Wedge-lab / dpclust

Dirichlet Process based methods for subclonal reconstruction of tumours
GNU Affero General Public License v3.0
28 stars 16 forks source link

.Rdata input file #14

Open davidwedge opened 2 years ago

davidwedge commented 2 years ago

RunDP currently looks for a file dataset.RData in the outdir, and reads in data from this file before running DirichlelProcessClustering. This leads to problems if running DPClust with an output directory that has been previously used, as input data is overwritten with data from a previous run. A possible fix is to add the samplename / seed / date to the Rdata filename.

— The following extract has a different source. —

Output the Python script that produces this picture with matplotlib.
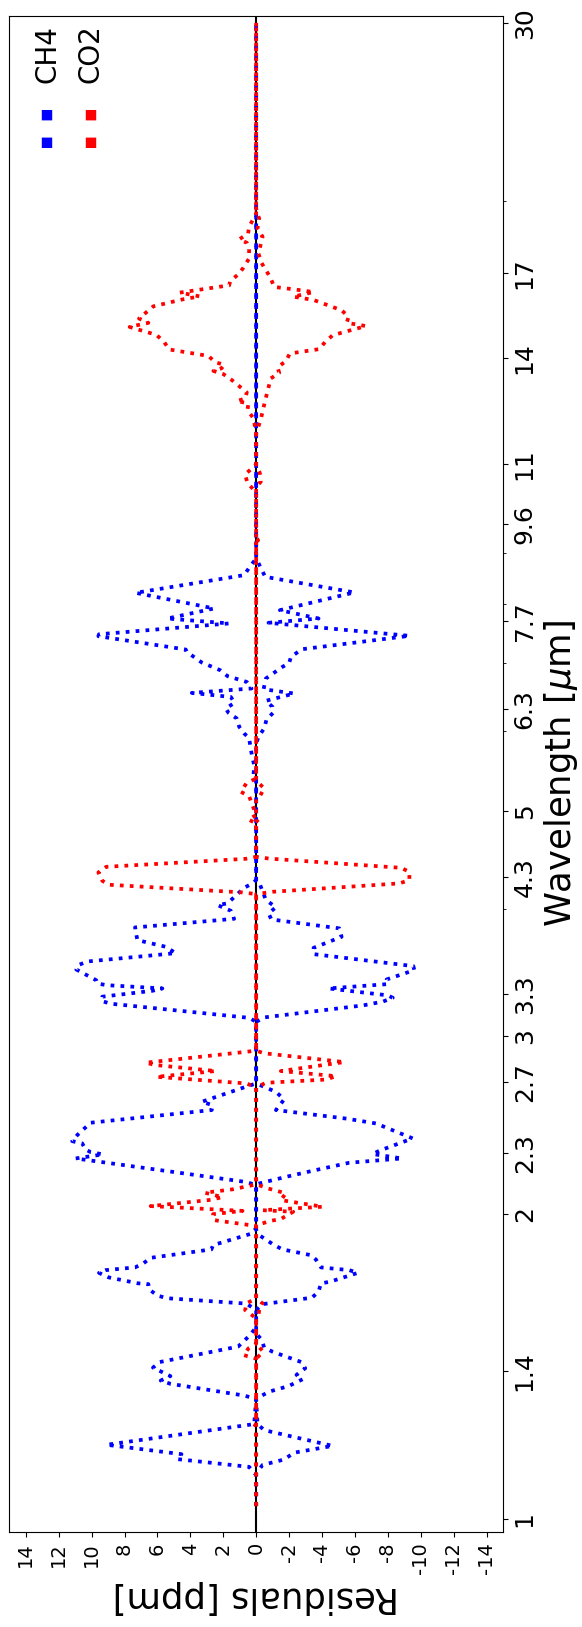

Avramis commented 1 month ago

I created a branch named "Adjust_Rdata_in_DirichletProcessClustering" to address the issue. Instead of using "dataset.RData" as the file name, I introduced a variable called rdata_file_name. The rdata_file_name variable is constructed as follows: rdata_filename = paste(paste0("Seed-", seed), paste0("Date-", chartr(" ", "", Sys.time())), "dataset.RData", sep = "_") This adds the seed and system time to the file name. The rdata_file_name variable is then used as the file name in all instances, replacing the hardcoded "dataset.RData" string.

P.S. If including the exact time in the file name is too specific, we can use the following command to include only the date: rdata_filename = paste(paste0("Seed-", seed), paste0("Date-", Sys.Date()), "dataset.RData", sep = "")

Avramis commented 1 month ago

@MiaoGaoUK, could you please review the changes in the "Adjust_Rdata_in_DirichletProcessClustering" branch and merge them into the main "DPClust" branch?